Abolish Our Discriminatory Bail System

In an article by Adam Liptak, published on January 29, 2008 in The New York Times, I learned that only the United States and the Philippines have legal systems that use for-profit bail companies as a means of assuring that criminal defendants will appear in court.

According to the article, all other developed countries, as well as Illinois, Kentucky, Oregon and Wisconsin, provide a way for people presumed innocent to achieve their liberty pending trial without feeding a commercial bonding intermediary. Once again, this country that prides itself on its justice system lags far behind the rest of the civilized world -- as it does, for example, with capital punishment and life imprisonment for minors.

How the bail system works. For those not in the know, here is how the bail system works in most states.: When you are arrested, you can usually avoid spending the night in jail by paying a bail bond company a 10% non-refundable "premium" in exchange for the company posting a bond with the court for the full amount of the bail. The amount of the bail is typically based on a local bail schedule.

For instance, the bail in my county for common misdemeanors is $5000, and between $10,000 and $25,000 for felonies. Most people who are arrested for the first time are shocked at their lack of freedom and will do anything to get out right now. Friends and family are pressured to pay the premium, yesterday.

If you are released on bail, you're typically given an arraignment date (first appearance) a month or two in the future. If you don't "make bail," you'll stay in jail until you're taken before a judge a day or two later (or even three or four days if you're arrested on a Friday). At this first appearance, the judge can raise or lower the bail, or even let you go on your promise to return. All too often, however, the bail is either raised or remains the same, and the defendant remains in jail until trial -- which must be held within a couple of months, unless the defendant "waives time." Often, encouraged by their public defender, who invariably has a heavy caseload, defendants end up waiving time and remain in jail for many months before they get their day in court.

The problem with the system. The shame of this system is highlighted by the fact that people accused of misdemeanors can frequently escape further imprisonment by entering into a plea agreement for probation and a fine. And, it's not uncommon for people who insist on their innocence to languish in jail awaiting trial for crimes that predictably will not involve jail time even if there is a conviction. Keeping someone in jail because they can't make bail on a charge that is highly unlikely to result in imprisonment is nothing less than depriving people of their freedom solely because they are poor.

Allowing private companies to determine whether a defendant goes free pending trial is often tantamount to determining the trial's outcome. Defendants who are free pending trial have a tremendous advantage over defendants who must prepare their defense while behind bars. Justice that depends upon one's ability to pay for a bail bond is injustice at its core.

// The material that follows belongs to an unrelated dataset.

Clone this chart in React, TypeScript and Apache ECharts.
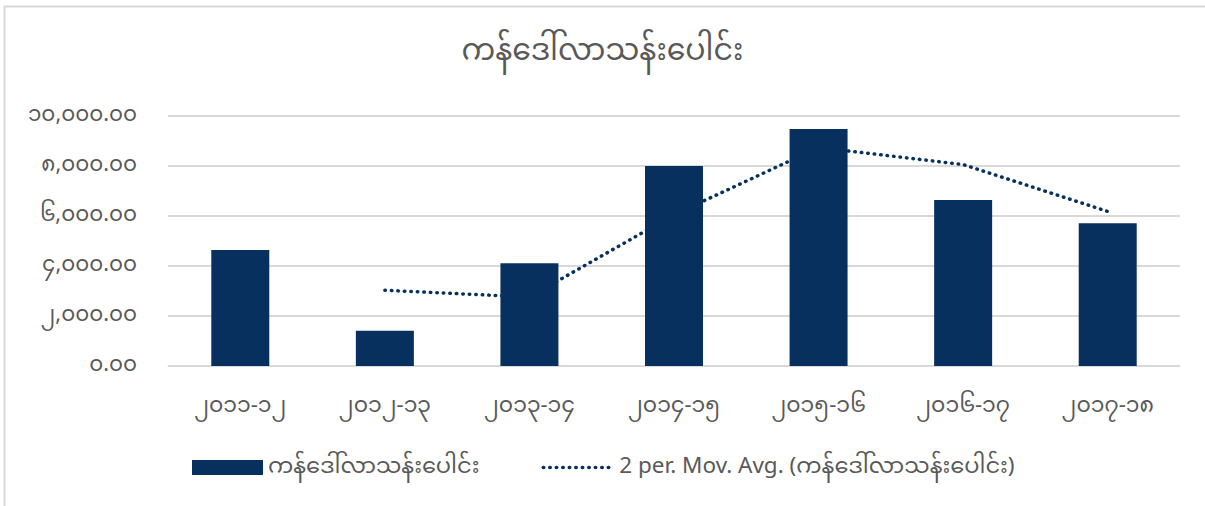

Even the legal establishment disapproves of the system. According to Adam Liptak, "[m]ost of the legal establishment, including the American Bar Association and the National District Attorneys Association, hates the bail bond business, saying it discriminates against poor and middle-class defendants, does nothing for public safety, and usurps decisions that ought to be made by the justice system."

Obviously, I agree. The Eighth Amendment to the U.S. Constitution should be further amended to provide that bail be administered solely by the justice system, rather than by the private sector, as it is now.